§ Exercise instructions: From the listing below, output the lines between the one with "Write a web" and the one with "Chart.defaults.color = textColor;", including those two, and nothing else. Pictures are not copied.

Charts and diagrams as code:
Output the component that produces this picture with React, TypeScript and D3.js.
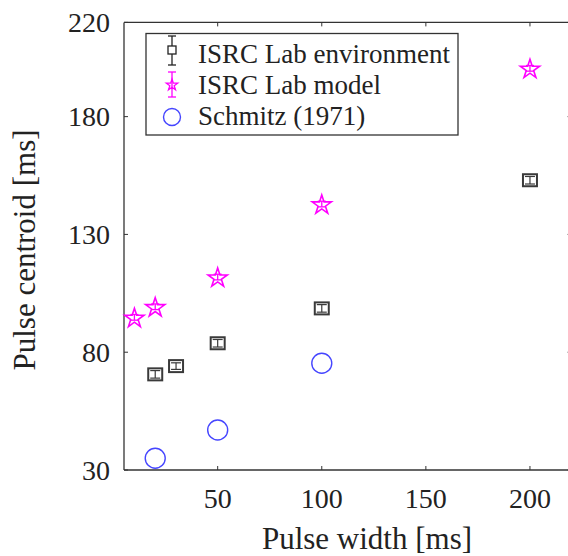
import * as d3 from "d3"

// ISRC Lab environment (black squares)
const envWidth = [20, 30, 50, 100, 200]
const envCentroid = [70.6, 74.1, 83.8, 98.6, 153]
const envErr = [1.6, 1.4, 1.6, 1.6, 1.6]

// ISRC Lab model (magenta stars)
const modelWidth = [10, 20, 50, 100, 200]
const modelCentroid = [94.8, 99.3, 111.9, 142.9, 200.5]
const modelErr = [1.2, 1.2, 1.2, 1.2, 1.2]

// Schmitz (1971) (blue circles)
const schmitzWidth = [20, 50, 100]
const schmitzCentroid = [35, 47, 75.3]

const xTicks = [50, 100, 150, 200]
const yTicks = [30, 80, 130, 180, 220]
const legendLabels = ["ISRC Lab environment", "ISRC Lab model", "Schmitz (1971)"]

const W = 568
const H = 556
const FONT = "'Liberation Serif', 'Times New Roman', serif"
const AXIS = "#333"
const TXT = "#222"
const MAGENTA = "#ff00ff"
const BLUE = "#4545ff"

const x = d3.scaleLinear().domain([5, 220]).range([124, 571.6])
const y = d3.scaleLinear().domain([30, 220]).range([470, 22.4])

const star = d3.symbol().type(d3.symbolStar)

export default function App() {
  const [x0, x1] = x.range()
  const [y0, y1] = y.range()
  const tick = 4
  const legendRows = [63, 94, 125]
  const lx = 172

  return (
    <svg width={W} height={H} style={{ position: "absolute", left: 0, top: 0, background: "#fff" }}
      fontFamily={FONT}>
      {/* frame */}
      <line x1={x0} x2={x1} y1={y0} y2={y0} stroke={AXIS} strokeWidth={1.3} />
      <line x1={x0} x2={x1} y1={y1} y2={y1} stroke={AXIS} strokeWidth={1.3} />
      <line x1={x0} x2={x0} y1={y0} y2={y1} stroke={AXIS} strokeWidth={1.3} />
      <line x1={x1} x2={x1} y1={y0} y2={y1} stroke={AXIS} strokeWidth={1.3} />

      {xTicks.map((t) => (
        <g key={"x" + t}>
          <line x1={x(t)} x2={x(t)} y1={y0} y2={y0 - tick} stroke={AXIS} />
          <line x1={x(t)} x2={x(t)} y1={y1} y2={y1 + tick} stroke={AXIS} />
          <text x={x(t)} y={508} textAnchor="middle" fontSize={28} fill={TXT}>{t}</text>
        </g>
      ))}
      {yTicks.map((t) => (
        <g key={"y" + t}>
          <line x1={x0} x2={x0 + tick} y1={y(t)} y2={y(t)} stroke={AXIS} />
          <line x1={x1} x2={x1 - tick} y1={y(t)} y2={y(t)} stroke={AXIS} />
          <text x={110} y={y(t)} dy="0.35em" textAnchor="end" fontSize={28} fill={TXT}>{t}</text>
        </g>
      ))}

      <text x={367} y={549} textAnchor="middle" fontSize={31} fill={TXT}>Pulse width [ms]</text>
      <text transform={`translate(35,250) rotate(-90)`} textAnchor="middle" fontSize={31} fill={TXT}>
        Pulse centroid [ms]
      </text>

      {/* Schmitz */}
      {schmitzWidth.map((w, i) => (
        <circle key={"s" + i} cx={x(w)} cy={y(schmitzCentroid[i])} r={10}
          fill="none" stroke={BLUE} strokeWidth={1.4} />
      ))}

      {/* model */}
      {modelWidth.map((w, i) => {
        const cx = x(w), cy = y(modelCentroid[i])
        const lo = y(modelCentroid[i] - modelErr[i]), hi = y(modelCentroid[i] + modelErr[i])
        return (
          <g key={"m" + i} stroke={MAGENTA} fill="none" strokeWidth={1.3}>
            <path d={star.size(115)()!} transform={`translate(${cx},${cy + 1})`} strokeWidth={1.6} />
            <line x1={cx} x2={cx} y1={lo} y2={hi} />
            <line x1={cx - 4} x2={cx + 4} y1={lo} y2={lo} />
            <line x1={cx - 4} x2={cx + 4} y1={hi} y2={hi} />
          </g>
        )
      })}

      {/* environment */}
      {envWidth.map((w, i) => {
        const cx = x(w), cy = y(envCentroid[i])
        const lo = y(envCentroid[i] - envErr[i]), hi = y(envCentroid[i] + envErr[i])
        return (
          <g key={"e" + i} stroke="#3a3a3a" fill="none">
            <rect x={cx - 7} y={cy - 6} width={14} height={12} strokeWidth={2} />
            <line x1={cx} x2={cx} y1={lo} y2={hi} strokeWidth={1.2} />
            <line x1={cx - 5} x2={cx + 5} y1={lo} y2={lo} strokeWidth={1.2} />
            <line x1={cx - 5} x2={cx + 5} y1={hi} y2={hi} strokeWidth={1.2} />
          </g>
        )
      })}

      {/* legend */}
      <rect x={146} y={33.5} width={312} height={101.5} fill="#fff" stroke={AXIS} strokeWidth={1.3} />
      <g stroke="#222" fill="none" strokeWidth={1.3}>
        <line x1={lx} x2={lx} y1={36} y2={65} />
        <line x1={lx - 4} x2={lx + 4} y1={36} y2={36} />
        <line x1={lx - 4} x2={lx + 4} y1={65} y2={65} />
        <rect x={lx - 4} y={46} width={8} height={8} fill="#fff" />
      </g>
      <g stroke={MAGENTA} fill="none" strokeWidth={1.3}>
        <line x1={lx} x2={lx} y1={72} y2={97} />
        <line x1={lx - 4} x2={lx + 4} y1={72} y2={72} />
        <line x1={lx - 4} x2={lx + 4} y1={97} y2={97} />
        <path d={star.size(40)()!} transform={`translate(${lx},85)`} />
      </g>
      <circle cx={lx} cy={117} r={8.5} fill="none" stroke={BLUE} strokeWidth={1.4} />
      {legendLabels.map((l, i) => (
        <text key={l} x={198} y={legendRows[i]} fontSize={27} fill={TXT}>{l}</text>
      ))}
    </svg>
  )
}
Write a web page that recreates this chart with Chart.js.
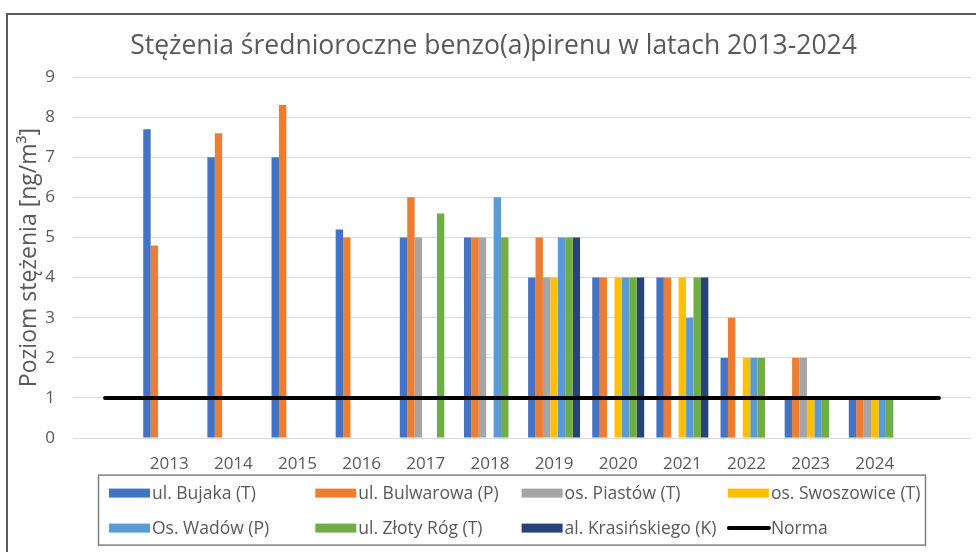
<!DOCTYPE html>
<html>
<head>
<meta charset="utf-8">
<script src="https://cdn.jsdelivr.net/npm/chart.js@4.4.0/dist/chart.umd.min.js"></script>
<style>
  html, body { margin: 0; padding: 0; background: #fff; overflow: hidden; }
  #frame { position: absolute; left: 6px; top: 13px; width: 1000px; height: 600px; border: 2px solid #5a5a5a; }
  #chart { position: absolute; left: 0; top: 0; }
</style>
</head>
<body>
<div id="frame"></div>
<canvas id="chart" width="976" height="552"></canvas>
<script>
// categories (blank slots at both ends, like the original sheet)
var years = ["", "2013", "2014", "2015", "2016", "2017", "2018", "2019", "2020", "2021", "2022", "2023", "2024", ""];

// series values, ng/m3
var bujaka       = [null, 7.7, 7.0, 7.0, 5.2, 5, 5, 4, 4, 4, 2, 1, 1, null];
var bulwarowa    = [null, 4.8, 7.6, 8.3, 5.0, 6, 5, 5, 4, 4, 3, 2, 1, null];
var piastow      = [null, null, null, null, null, 5, 5, 4, null, null, null, 2, 1, null];
var swoszowice   = [null, null, null, null, null, null, null, 4, 4, 4, 2, 1, 1, null];
var wadow        = [null, null, null, null, null, null, 6, 5, 4, 3, 2, 1, 1, null];
var zlotyRog     = [null, null, null, null, null, 5.6, 5, 5, 4, 4, 2, 1, 1, null];
var krasinskiego = [null, null, null, null, null, null, null, 5, 4, 4, null, null, null, null];
var norma        = [1, 1, 1, 1, 1, 1, 1, 1, 1, 1, 1, 1, 1, 1];

var yTicks = [0, 1, 2, 3, 4, 5, 6, 7, 8, 9];

var textColor = "#595959";
Chart.defaults.font.family = "'Open Sans', sans-serif";
Chart.defaults.color = textColor;

function barSet(label, data, color) {
  return {
    type: "bar",
    label: label,
    data: data,
    backgroundColor: color,
    borderWidth: 0,
    categoryPercentage: 0.81,
    barPercentage: 1.0,
    order: 1,
  };
}

// legend laid out as a 4-column grid inside a framed box
var gridLegend = {
  id: "gridLegend",
  afterDraw: function (chart) {
    var c = chart.ctx;
    var area = chart.chartArea;
    var top = area.bottom + 37;
    c.save();
    c.strokeStyle = "#7f7f7f";
    c.lineWidth = 1.5;
    c.strokeRect(98.5, top, 827, 70);
    c.font = "17.5px 'Open Sans', sans-serif";
    c.textBaseline = "middle";
    chart.data.datasets.forEach(function (ds, i) {
      var col = i % 4, row = Math.floor(i / 4);
      var x = 109 + col * 206.3;
      var y = top + 18 + row * 35;
      if (ds.type === "line") {
        c.strokeStyle = ds.borderColor;
        c.lineWidth = 4;
        c.lineCap = "round";
        c.beginPath();
        c.moveTo(x + 1, y);
        c.lineTo(x + 41, y);
        c.stroke();
      } else {
        c.fillStyle = ds.backgroundColor;
        c.fillRect(x, y - 4.5, 41, 9);
      }
      c.fillStyle = textColor;
      c.fillText(ds.label, x + 43, y + 1);
    });
    c.restore();
  },
};

new Chart(document.getElementById("chart"), {
  data: {
    labels: years,
    datasets: [
      barSet("ul. Bujaka (T)", bujaka, "#4472C4"),
      barSet("ul. Bulwarowa (P)", bulwarowa, "#ED7D31"),
      barSet("os. Piastów (T)", piastow, "#A5A5A5"),
      barSet("os. Swoszowice (T)", swoszowice, "#FFC000"),
      barSet("Os. Wadów (P)", wadow, "#5B9BD5"),
      barSet("ul. Złoty Róg (T)", zlotyRog, "#70AD47"),
      barSet("al. Krasińskiego (K)", krasinskiego, "#264478"),
      {
        type: "line",
        label: "Norma",
        data: norma,
        borderColor: "#000000",
        backgroundColor: "#000000",
        borderWidth: 4,
        borderCapStyle: "round",
        pointRadius: 0,
        fill: false,
        order: 0,
      },
    ],
  },
  options: {
    responsive: false,
    animation: false,
    layout: { padding: { left: 16, right: 5, top: 0, bottom: 61.5 } },
    plugins: {
      legend: { display: false },
      tooltip: { enabled: false },
      title: {
        display: true,
        text: "Stężenia średnioroczne benzo(a)pirenu w latach 2013-2024",
        color: textColor,
        font: { size: 26.5, weight: "normal" },
        padding: { top: 31, bottom: 14.2 },
      },
    },
    scales: {
      x: {
        grid: { display: false, drawTicks: false },
        border: { display: false },
        ticks: { color: textColor, font: { size: 17 }, padding: 16, maxRotation: 0, autoSkip: false },
      },
      y: {
        min: 0,
        max: 9,
        afterBuildTicks: function (s) { s.ticks = yTicks.map(function (v) { return { value: v }; }); },
        afterFit: function (s) { s.width = 57; },
        grid: { color: "#d9d9d9", drawTicks: false },
        border: { display: false },
        ticks: { color: textColor, font: { size: 17 }, padding: 18 },
        title: {
          display: true,
          text: "Poziom stężenia [ng/m³]",
          color: textColor,
          font: { size: 23 },
          padding: { top: 0, bottom: 0 },
        },
      },
    },
  },
  plugins: [gridLegend],
});
</script>
</body>
</html>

§ Reply:
Write a web page that recreates this chart with Chart.js.
<!DOCTYPE html>
<html>
<head>
<meta charset="utf-8">
<script src="https://cdn.jsdelivr.net/npm/chart.js@4.4.0/dist/chart.umd.min.js"></script>
<style>
  html, body { margin: 0; padding: 0; background: #fff; overflow: hidden; }
  #frame { position: absolute; left: 6px; top: 13px; width: 1000px; height: 600px; border: 2px solid #5a5a5a; }
  #chart { position: absolute; left: 0; top: 0; }
</style>
</head>
<body>
<div id="frame"></div>
<canvas id="chart" width="976" height="552"></canvas>
<script>
// categories (blank slots at both ends, like the original sheet)
var years = ["", "2013", "2014", "2015", "2016", "2017", "2018", "2019", "2020", "2021", "2022", "2023", "2024", ""];

// series values, ng/m3
var bujaka       = [null, 7.7, 7.0, 7.0, 5.2, 5, 5, 4, 4, 4, 2, 1, 1, null];
var bulwarowa    = [null, 4.8, 7.6, 8.3, 5.0, 6, 5, 5, 4, 4, 3, 2, 1, null];
var piastow      = [null, null, null, null, null, 5, 5, 4, null, null, null, 2, 1, null];
var swoszowice   = [null, null, null, null, null, null, null, 4, 4, 4, 2, 1, 1, null];
var wadow        = [null, null, null, null, null, null, 6, 5, 4, 3, 2, 1, 1, null];
var zlotyRog     = [null, null, null, null, null, 5.6, 5, 5, 4, 4, 2, 1, 1, null];
var krasinskiego = [null, null, null, null, null, null, null, 5, 4, 4, null, null, null, null];
var norma        = [1, 1, 1, 1, 1, 1, 1, 1, 1, 1, 1, 1, 1, 1];

var yTicks = [0, 1, 2, 3, 4, 5, 6, 7, 8, 9];

var textColor = "#595959";
Chart.defaults.font.family = "'Open Sans', sans-serif";
Chart.defaults.color = textColor;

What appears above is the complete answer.